======== Listing ========

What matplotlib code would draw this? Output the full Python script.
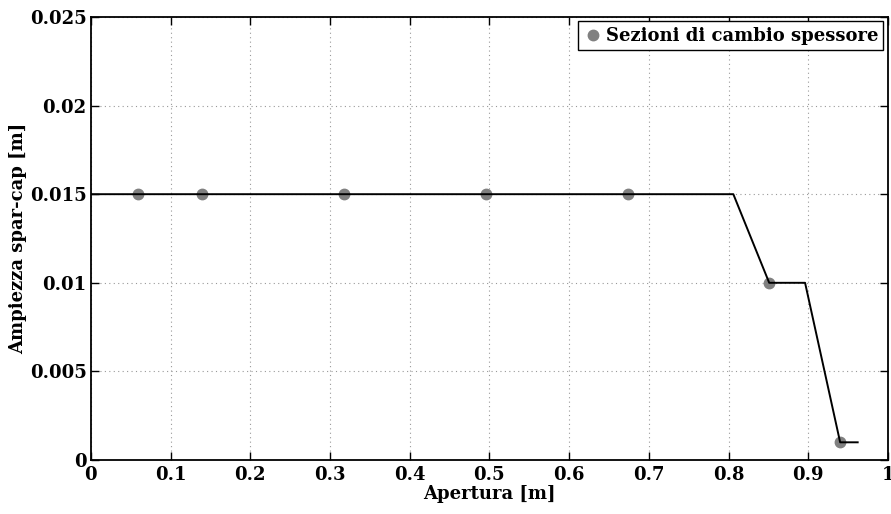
import matplotlib
matplotlib.use("Agg")
import matplotlib.pyplot as plt

# spar-cap width along the span
span = [0.0, 0.806, 0.851, 0.896, 0.940, 0.962]
width = [0.015, 0.015, 0.010, 0.010, 0.001, 0.001]

# sections where thickness changes
sec_x = [0.059, 0.139, 0.318, 0.496, 0.674, 0.851, 0.940]
sec_y = [0.015, 0.015, 0.015, 0.015, 0.015, 0.010, 0.001]

xticks = [0, 0.1, 0.2, 0.3, 0.4, 0.5, 0.6, 0.7, 0.8, 0.9, 1]
xticklabels = ['0', '0.1', '0.2', '0.3', '0.4', '0.5', '0.6', '0.7', '0.8', '0.9', '1']
yticks = [0, 0.005, 0.01, 0.015, 0.02, 0.025]
yticklabels = ['0', '0.005', '0.01', '0.015', '0.02', '0.025']

plt.rcParams['font.family'] = ['DejaVu Serif']
plt.rcParams['font.weight'] = 'bold'

fig = plt.figure(figsize=(8.91, 5.14), dpi=100)
ax = fig.add_axes([0.102, 0.105, 0.8946, 0.862])

ax.plot(span, width, color='black', lw=1.4, zorder=3)
ax.plot(sec_x, sec_y, 'o', color='#808080', markersize=7.5, mec='#808080',
        label='Sezioni di cambio spessore', zorder=2)

ax.set_xlim(0, 1)
ax.set_ylim(0, 0.025)
ax.set_xticks(xticks)
ax.set_xticklabels(xticklabels)
ax.set_yticks(yticks)
ax.set_yticklabels(yticklabels)
ax.tick_params(direction='in', length=6, width=1, top=True, right=True,
               labelsize=13)
ax.tick_params(axis='x', pad=4)
ax.tick_params(axis='y', pad=3)
for s in ax.spines.values():
    s.set_linewidth(1.3)
ax.grid(True, linestyle=(0, (1, 3)), color='#999999', lw=0.8)

ax.set_xlabel('Apertura [m]', fontsize=13, fontweight='bold', labelpad=1)
ax.set_ylabel('Ampiezza spar-cap [m]', fontsize=13, fontweight='bold', labelpad=2)

leg = ax.legend(loc='upper right', fontsize=13, fancybox=False, framealpha=1,
                edgecolor='black', borderaxespad=0.25, handletextpad=0.2,
                handlelength=1.0, borderpad=0.3)
leg.get_frame().set_linewidth(1.0)

fig.savefig('out.png', dpi=100)
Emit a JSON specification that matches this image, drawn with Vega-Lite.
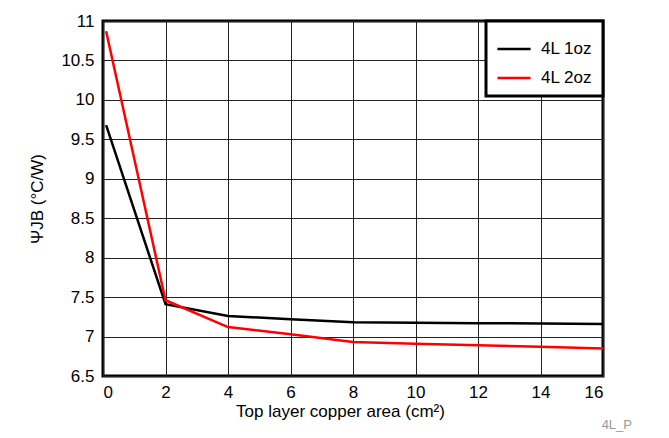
{
  "$schema": "https://vega.github.io/schema/vega-lite/v6.json",
  "width": 500,
  "height": 355,
  "autosize": {"type": "none"},
  "padding": {"left": 103, "top": 21, "right": 66, "bottom": 62},
  "background": "white",
  "data": {
    "values": [
      {"area": 0.1, "psi": 9.68, "series": "4L 1oz"},
      {"area": 2, "psi": 7.41, "series": "4L 1oz"},
      {"area": 4, "psi": 7.26, "series": "4L 1oz"},
      {"area": 6, "psi": 7.22, "series": "4L 1oz"},
      {"area": 8, "psi": 7.18, "series": "4L 1oz"},
      {"area": 10, "psi": 7.175, "series": "4L 1oz"},
      {"area": 12, "psi": 7.17, "series": "4L 1oz"},
      {"area": 14, "psi": 7.165, "series": "4L 1oz"},
      {"area": 16, "psi": 7.16, "series": "4L 1oz"},
      {"area": 0.1, "psi": 10.87, "series": "4L 2oz"},
      {"area": 2, "psi": 7.46, "series": "4L 2oz"},
      {"area": 4, "psi": 7.12, "series": "4L 2oz"},
      {"area": 6, "psi": 7.03, "series": "4L 2oz"},
      {"area": 8, "psi": 6.93, "series": "4L 2oz"},
      {"area": 10, "psi": 6.91, "series": "4L 2oz"},
      {"area": 12, "psi": 6.89, "series": "4L 2oz"},
      {"area": 14, "psi": 6.87, "series": "4L 2oz"},
      {"area": 16, "psi": 6.85, "series": "4L 2oz"}
    ]
  },
  "title": {
    "text": "4L_P",
    "orient": "bottom",
    "anchor": "end",
    "frame": "group",
    "baseline": "top",
    "fontSize": 13,
    "fontWeight": "normal",
    "color": "#999999",
    "font": "Liberation Sans",
    "offset": 0,
    "dx": 29
  },
  "mark": {"type": "line", "strokeWidth": 2.5, "clip": true},
  "encoding": {
    "x": {
      "field": "area",
      "type": "quantitative",
      "scale": {"domain": [0, 16], "nice": false, "zero": false},
      "axis": {
        "values": [0, 2, 4, 6, 8, 10, 12, 14, 16],
        "labelExpr": "datum.value",
        "title": "Top layer copper area (cm²)",
        "titleX": 237,
        "ticks": false,
        "labelPadding": 8,
        "titlePadding": 3,
        "domain": false
      }
    },
    "y": {
      "field": "psi",
      "type": "quantitative",
      "scale": {"domain": [6.5, 11], "nice": false, "zero": false},
      "axis": {
        "values": [6.5, 7, 7.5, 8, 8.5, 9, 9.5, 10, 10.5, 11],
        "labelExpr": "datum.value",
        "title": "ΨJB (°C/W)",
        "ticks": false,
        "labelPadding": 9,
        "titlePadding": 14,
        "domain": false
      }
    },
    "color": {
      "field": "series",
      "type": "nominal",
      "scale": {"domain": ["4L 1oz", "4L 2oz"], "range": ["#000000", "#ff0000"]},
      "legend": {
        "title": null,
        "orient": "top-right",
        "offset": 0,
        "padding": 10,
        "strokeColor": "#000000",
        "fillColor": "#ffffff",
        "symbolType": "stroke",
        "symbolSize": 1100,
        "symbolStrokeWidth": 2.5,
        "labelFontSize": 17,
        "labelFont": "Liberation Sans",
        "labelColor": "#000000",
        "rowPadding": 3,
        "labelOffset": 9,
        "encode": {"legend": {"update": {"strokeWidth": {"value": 3}}}}
      }
    }
  },
  "config": {
    "view": {"stroke": "#000000", "strokeWidth": 3},
    "axis": {
      "grid": true,
      "gridColor": "#222222",
      "gridWidth": 1,
      "gridOpacity": 1,
      "labelFont": "Liberation Sans",
      "labelFontSize": 17,
      "labelColor": "#000000",
      "titleFont": "Liberation Sans",
      "titleFontSize": 17,
      "titleFontWeight": "normal",
      "titleColor": "#000000"
    }
  }
}
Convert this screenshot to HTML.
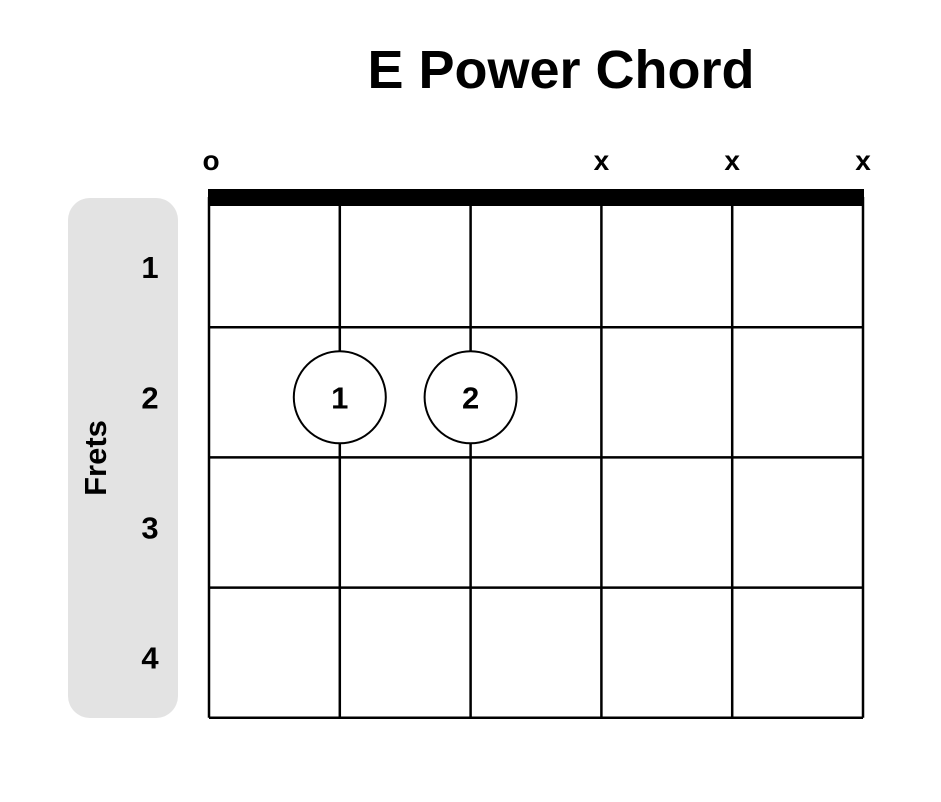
<!DOCTYPE html>
<html><head><meta charset="utf-8"><style>
body{margin:0;background:#fff}
svg{display:block;font-family:"Liberation Sans",sans-serif}
</style></head><body>
<svg id="chart" width="941" height="802">
<text x="561" y="88" text-anchor="middle" font-size="54" font-weight="bold">E Power Chord</text>
<rect x="68" y="198" width="110" height="520" rx="22" fill="#e3e3e3"/>
<text transform="translate(106,458) rotate(-90)" text-anchor="middle" font-size="31" font-weight="bold">Frets</text>
<g id="grid"></g><g id="marks"></g>
</svg>
<script>
const strings=[0,1,2,3,4,5];
const frets=[1,2,3,4];
const openMarks=["o","","","x","x","x"];
const fingerStrings=[1,2];
const fingerFrets=[2,2];
const fingerLabels=["1","2"];
const NS="http://www.w3.org/2000/svg";
const x0=209,dx=130.8,y0=197,dy=130.2;
const sx=s=>x0+s*dx, fy=f=>y0+f*dy;
const g=document.getElementById('grid'), m=document.getElementById('marks');
function mk(tag,attrs,parent,txt){const e=document.createElementNS(NS,tag);for(const k in attrs)e.setAttribute(k,attrs[k]);if(txt!==undefined)e.textContent=txt;parent.appendChild(e);return e;}
strings.forEach(s=>{
 const l=mk('line',{x1:sx(s),x2:sx(s),y1:y0,y2:fy(frets.length),stroke:'#000','stroke-width':2.5},g);
 
 
 if(openMarks[s]){const t=mk('text',{x:sx(s)+(s===0?2:0),y:170,'text-anchor':'middle','font-size':28,'font-weight':'bold'},g,openMarks[s]);
 
 }
});
frets.forEach(f=>{
 const l=mk('line',{x1:x0,x2:sx(5),y1:fy(f),y2:fy(f),stroke:'#000','stroke-width':2.5},g);
 
 
 const t=mk('text',{x:150,y:fy(f)-dy/2+16,'text-anchor':'middle','font-size':31,'font-weight':'bold'},g,String(f));
 
 
});
const nut=mk('rect',{x:x0-1,y:189,width:sx(5)-x0+2,height:17,fill:'#000'},g);


fingerStrings.forEach((s,i)=>{
 const cy=fy(fingerFrets[i])-dy/2+5;
 const c=mk('circle',{cx:sx(s),cy:cy,r:46,fill:'#fff',stroke:'#000','stroke-width':2},m);
 
 
 const t=mk('text',{x:sx(s),y:cy+11,'text-anchor':'middle','font-size':31,'font-weight':'bold'},m,fingerLabels[i]);
 
 
});
</script>
</body></html>
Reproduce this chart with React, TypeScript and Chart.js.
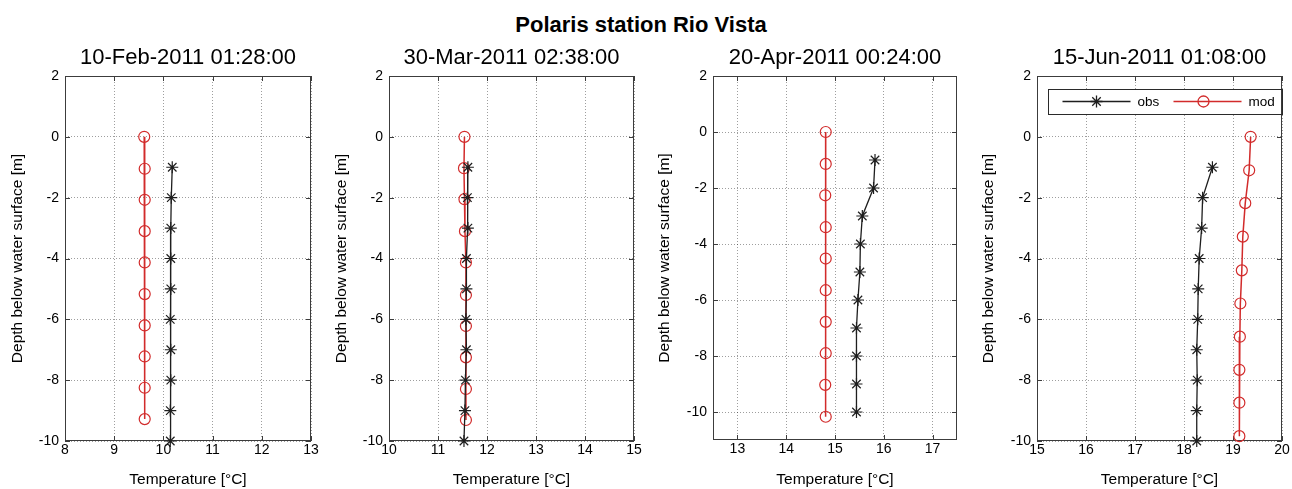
import { useEffect, useRef } from "react";
import { Chart, registerables } from "chart.js";

Chart.register(...registerables);

const FONT = '"Liberation Sans", Arial, Helvetica, sans-serif';
Chart.defaults.font.family = FONT;
Chart.defaults.color = "#000";

// ---- data ----
const mainTitle = "Polaris station Rio Vista";
const panelTitles = [
  "10-Feb-2011 01:28:00",
  "30-Mar-2011 02:38:00",
  "20-Apr-2011 00:24:00",
  "15-Jun-2011 01:08:00",
];
const seriesLabels = ["obs", "mod"];

// observed profile depths (m, negative downward)
const obsDepth = [-1, -2, -3, -4, -5, -6, -7, -8, -9, -10];

const febObsTemp = [10.18, 10.16, 10.15, 10.15, 10.15, 10.14, 10.15, 10.15, 10.14, 10.14];
const febModDepth = [0, -1.05, -2.07, -3.1, -4.13, -5.17, -6.2, -7.22, -8.25, -9.28];
const febModTemp = [9.61, 9.62, 9.62, 9.62, 9.62, 9.62, 9.62, 9.62, 9.62, 9.62];

const marObsTemp = [11.61, 11.6, 11.61, 11.58, 11.58, 11.57, 11.58, 11.56, 11.55, 11.53];
const marModDepth = [0, -1.03, -2.05, -3.1, -4.13, -5.2, -6.22, -7.25, -8.29, -9.31];
const marModTemp = [11.54, 11.53, 11.54, 11.55, 11.57, 11.57, 11.57, 11.57, 11.57, 11.57];

const aprObsTemp = [15.82, 15.79, 15.56, 15.52, 15.51, 15.47, 15.44, 15.44, 15.44, 15.44];
const aprModDepth = [0, -1.14, -2.26, -3.4, -4.52, -5.65, -6.78, -7.9, -9.03, -10.17];
const aprModTemp = [14.81, 14.81, 14.8, 14.81, 14.81, 14.81, 14.81, 14.81, 14.8, 14.81];

const junObsTemp = [18.58, 18.38, 18.36, 18.31, 18.29, 18.28, 18.26, 18.27, 18.26, 18.26];
const junModDepth = [0, -1.1, -2.18, -3.28, -4.39, -5.48, -6.57, -7.66, -8.74, -9.84];
const junModTemp = [19.36, 19.33, 19.25, 19.2, 19.18, 19.15, 19.14, 19.13, 19.13, 19.13];

// axis limits and tick labels
const febXTicks = [8, 9, 10, 11, 12, 13];
const marXTicks = [10, 11, 12, 13, 14, 15];
const aprXTicks = [13, 14, 15, 16, 17];
const junXTicks = [15, 16, 17, 18, 19, 20];
const depthTicks = [-10, -8, -6, -4, -2, 0, 2];
const febXRange = [8, 13];
const marXRange = [10, 15];
const aprXRange = [12.5, 17.5];
const junXRange = [15, 20];
const depthRange = [-10, 2];
const aprDepthRange = [-11, 2];

const xTitle = "Temperature [°C]";
const yTitle = "Depth below water surface [m]";

const OBS_COLOR = "#1e1e1e";
const MOD_COLOR = "#d22b2b";

type Panel = {
  title: string;
  obsTemp: number[];
  modDepth: number[];
  modTemp: number[];
  xTicks: number[];
  xRange: number[];
  yRange: number[];
  legend: boolean;
};

const panels: Panel[] = [
  { title: panelTitles[0], obsTemp: febObsTemp, modDepth: febModDepth, modTemp: febModTemp, xTicks: febXTicks, xRange: febXRange, yRange: depthRange, legend: false },
  { title: panelTitles[1], obsTemp: marObsTemp, modDepth: marModDepth, modTemp: marModTemp, xTicks: marXTicks, xRange: marXRange, yRange: depthRange, legend: false },
  { title: panelTitles[2], obsTemp: aprObsTemp, modDepth: aprModDepth, modTemp: aprModTemp, xTicks: aprXTicks, xRange: aprXRange, yRange: aprDepthRange, legend: false },
  { title: panelTitles[3], obsTemp: junObsTemp, modDepth: junModDepth, modTemp: junModTemp, xTicks: junXTicks, xRange: junXRange, yRange: depthRange, legend: true },
];

// ---- layout of the four axes (px) ----
const H = 489;
const layouts = [
  { left: 0, width: 330, yAxisW: 65, padRight: 19, xAxisH: 48, yLabelX: 18 },
  { left: 330, width: 320, yAxisW: 59, padRight: 16, xAxisH: 48, yLabelX: 12 },
  { left: 650, width: 320, yAxisW: 63, padRight: 13, xAxisH: 49, yLabelX: 15 },
  { left: 970, width: 322, yAxisW: 67, padRight: 10, xAxisH: 48, yLabelX: 19 },
];
const PLOT_TOP = 76;
const AXIS_TITLE_SIZE = 15.5;

function drawStar(ctx: CanvasRenderingContext2D, x: number, y: number, r: number) {
  ctx.beginPath();
  ctx.moveTo(x - r, y);
  ctx.lineTo(x + r, y);
  ctx.moveTo(x, y - r);
  ctx.lineTo(x, y + r);
  const d = r * Math.SQRT1_2;
  ctx.moveTo(x - d, y - d);
  ctx.lineTo(x + d, y + d);
  ctx.moveTo(x - d, y + d);
  ctx.lineTo(x + d, y - d);
  ctx.stroke();
}

// axes box, inward tick marks, subplot title and (optionally) the legend
const framePlugin = {
  id: "profileFrame",
  beforeDatasetsDraw(chart: any) {
    const { ctx, chartArea: a, scales } = chart;
    ctx.save();
    ctx.strokeStyle = "#3c3c3c";
    ctx.lineWidth = 1;
    ctx.strokeRect(a.left + 0.5, a.top + 0.5, a.right - a.left - 1, a.bottom - a.top - 1);
    const t = 5;
    ctx.beginPath();
    for (const tk of scales.x.ticks) {
      const px = Math.round(scales.x.getPixelForValue(tk.value)) + 0.5;
      ctx.moveTo(px, a.top);
      ctx.lineTo(px, a.top + t);
      ctx.moveTo(px, a.bottom);
      ctx.lineTo(px, a.bottom - t);
    }
    for (const tk of scales.y.ticks) {
      const py = Math.round(scales.y.getPixelForValue(tk.value)) + 0.5;
      ctx.moveTo(a.left, py);
      ctx.lineTo(a.left + t, py);
      ctx.moveTo(a.right, py);
      ctx.lineTo(a.right - t, py);
    }
    ctx.stroke();
    ctx.restore();
  },
  afterDraw(chart: any, _args: any, opts: any) {
    const { ctx, chartArea: a } = chart;
    ctx.save();
    ctx.fillStyle = "#000";
    ctx.font = `22px ${FONT}`;
    ctx.textAlign = "center";
    ctx.textBaseline = "alphabetic";
    ctx.fillText(opts.title, (a.left + a.right) / 2, 64);

    if (opts.legend) {
      const bx = a.left + 10.5;
      const bw = a.right - 1 - bx;
      const by = a.top + 13;
      const bh = 25;
      const cy = by + bh / 2;
      ctx.fillStyle = "#fff";
      ctx.fillRect(bx, by, bw, bh);
      ctx.strokeStyle = "#2a2a2a";
      ctx.lineWidth = 1;
      ctx.strokeRect(Math.round(bx) + 0.5, Math.round(by) + 0.5, Math.round(bw), bh);
      const ds = chart.data.datasets;
      const entries = [
        { ds: ds[0], x0: bx + 15, mark: "star" },
        { ds: ds[1], x0: bx + 126, mark: "circle" },
      ];
      ctx.font = `13.5px ${FONT}`;
      ctx.textAlign = "left";
      ctx.textBaseline = "middle";
      for (const e of entries) {
        ctx.strokeStyle = e.ds.borderColor;
        ctx.lineWidth = 1.3;
        ctx.beginPath();
        ctx.moveTo(e.x0, cy);
        ctx.lineTo(e.x0 + 68, cy);
        ctx.stroke();
        const mx = e.x0 + (e.mark === "star" ? 34 : 30);
        if (e.mark === "star") {
          drawStar(ctx, mx, cy, 6);
        } else {
          ctx.beginPath();
          ctx.arc(mx, cy, 5.5, 0, Math.PI * 2);
          ctx.stroke();
        }
        ctx.fillStyle = "#000";
        ctx.fillText(e.ds.label, e.x0 + 75, cy + 0.5);
      }
    }
    ctx.restore();
  },
};

function ProfilePanel({ panel, layout }: { panel: Panel; layout: (typeof layouts)[number] }) {
  const ref = useRef<HTMLCanvasElement | null>(null);

  useEffect(() => {
    if (!ref.current) return;
    const gridStyle = {
      color: "rgba(0,0,0,0.38)",
      lineWidth: 1,
      drawTicks: false,
      tickBorderDash: [1, 2],
    };
    const chart = new Chart(ref.current, {
      type: "scatter",
      data: {
        datasets: [
          {
            label: seriesLabels[0],
            data: obsDepth.map((d, i) => ({ x: panel.obsTemp[i], y: d })),
            showLine: true,
            borderColor: OBS_COLOR,
            backgroundColor: OBS_COLOR,
            borderWidth: 1.3,
            pointStyle: "star",
            pointRadius: 6,
            pointBorderWidth: 1.2,
            pointBorderColor: OBS_COLOR,
            clip: false,
          },
          {
            label: seriesLabels[1],
            data: panel.modDepth.map((d, i) => ({ x: panel.modTemp[i], y: d })),
            showLine: true,
            borderColor: MOD_COLOR,
            backgroundColor: "rgba(0,0,0,0)",
            borderWidth: 1.5,
            pointStyle: "circle",
            pointRadius: 5.5,
            pointBorderWidth: 1.2,
            pointBorderColor: MOD_COLOR,
            pointBackgroundColor: "rgba(0,0,0,0)",
            clip: false,
          },
        ],
      },
      options: {
        responsive: false,
        animation: false,
        events: [],
        layout: { padding: { top: PLOT_TOP, right: layout.padRight, left: 0, bottom: 0 } },
        plugins: {
          legend: { display: false },
          tooltip: { enabled: false },
          profileFrame: { title: panel.title, legend: panel.legend },
        } as any,
        scales: {
          x: {
            type: "linear",
            min: panel.xRange[0],
            max: panel.xRange[1],
            afterBuildTicks: (s: any) => {
              s.ticks = panel.xTicks.map((v) => ({ value: v }));
            },
            afterFit: (s: any) => {
              s.height = layout.xAxisH;
              s.paddingLeft = 0;
              s.paddingRight = 0;
            },
            grid: { ...gridStyle, borderDash: [1, 2] } as any,
            border: { display: false, dash: [1, 2] },
            ticks: { font: { size: 14 }, color: "#000", padding: 1, maxRotation: 0 },
            title: {
              display: true,
              text: xTitle,
              font: { size: AXIS_TITLE_SIZE },
              color: "#000",
              padding: { top: 0, bottom: 0 },
            },
          },
          y: {
            type: "linear",
            min: panel.yRange[0],
            max: panel.yRange[1],
            afterBuildTicks: (s: any) => {
              s.ticks = depthTicks.map((v) => ({ value: v }));
            },
            afterFit: (s: any) => {
              s.width = layout.yAxisW;
              s.paddingTop = 0;
              s.paddingBottom = 0;
            },
            grid: { ...gridStyle } as any,
            border: { display: false, dash: [1, 2] },
            ticks: { font: { size: 14 }, color: "#000", padding: 6 },
            title: {
              display: true,
              text: yTitle,
              font: { size: AXIS_TITLE_SIZE },
              color: "#000",
              padding: { top: layout.yLabelX - (AXIS_TITLE_SIZE * 1.2) / 2, bottom: 0 },
            },
          },
        },
      },
      plugins: [framePlugin],
    });
    return () => chart.destroy();
  }, [panel, layout]);

  return (
    <canvas
      ref={ref}
      width={layout.width}
      height={H}
      style={{ position: "absolute", left: layout.left, top: 0, width: layout.width, height: H }}
    />
  );
}

export default function App() {
  return (
    <div style={{ position: "absolute", left: 0, top: 0, width: 1292, height: H, background: "#fff", overflow: "hidden" }}>
      <div
        style={{
          position: "absolute",
          left: 641,
          top: 12,
          transform: "translateX(-50%)",
          whiteSpace: "nowrap",
          fontFamily: FONT,
          fontWeight: "bold",
          fontSize: 22,
          lineHeight: "normal",
          color: "#000",
        }}
      >
        {mainTitle}
      </div>
      {panels.map((p, i) => (
        <ProfilePanel key={i} panel={p} layout={layouts[i]} />
      ))}
    </div>
  );
}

========

§ Work instructions:
Leave out the pictures and transcribe exactly the lines from the one containing "Reproduce this chart" through the one containing "14.81, 14.8, 14.81];".

§ Response for this exercise:
Reproduce this chart with React, TypeScript and Chart.js.
import { useEffect, useRef } from "react";
import { Chart, registerables } from "chart.js";

Chart.register(...registerables);

const FONT = '"Liberation Sans", Arial, Helvetica, sans-serif';
Chart.defaults.font.family = FONT;
Chart.defaults.color = "#000";

// ---- data ----
const mainTitle = "Polaris station Rio Vista";
const panelTitles = [
  "10-Feb-2011 01:28:00",
  "30-Mar-2011 02:38:00",
  "20-Apr-2011 00:24:00",
  "15-Jun-2011 01:08:00",
];
const seriesLabels = ["obs", "mod"];

// observed profile depths (m, negative downward)
const obsDepth = [-1, -2, -3, -4, -5, -6, -7, -8, -9, -10];

const febObsTemp = [10.18, 10.16, 10.15, 10.15, 10.15, 10.14, 10.15, 10.15, 10.14, 10.14];
const febModDepth = [0, -1.05, -2.07, -3.1, -4.13, -5.17, -6.2, -7.22, -8.25, -9.28];
const febModTemp = [9.61, 9.62, 9.62, 9.62, 9.62, 9.62, 9.62, 9.62, 9.62, 9.62];

const marObsTemp = [11.61, 11.6, 11.61, 11.58, 11.58, 11.57, 11.58, 11.56, 11.55, 11.53];
const marModDepth = [0, -1.03, -2.05, -3.1, -4.13, -5.2, -6.22, -7.25, -8.29, -9.31];
const marModTemp = [11.54, 11.53, 11.54, 11.55, 11.57, 11.57, 11.57, 11.57, 11.57, 11.57];

const aprObsTemp = [15.82, 15.79, 15.56, 15.52, 15.51, 15.47, 15.44, 15.44, 15.44, 15.44];
const aprModDepth = [0, -1.14, -2.26, -3.4, -4.52, -5.65, -6.78, -7.9, -9.03, -10.17];
const aprModTemp = [14.81, 14.81, 14.8, 14.81, 14.81, 14.81, 14.81, 14.81, 14.8, 14.81];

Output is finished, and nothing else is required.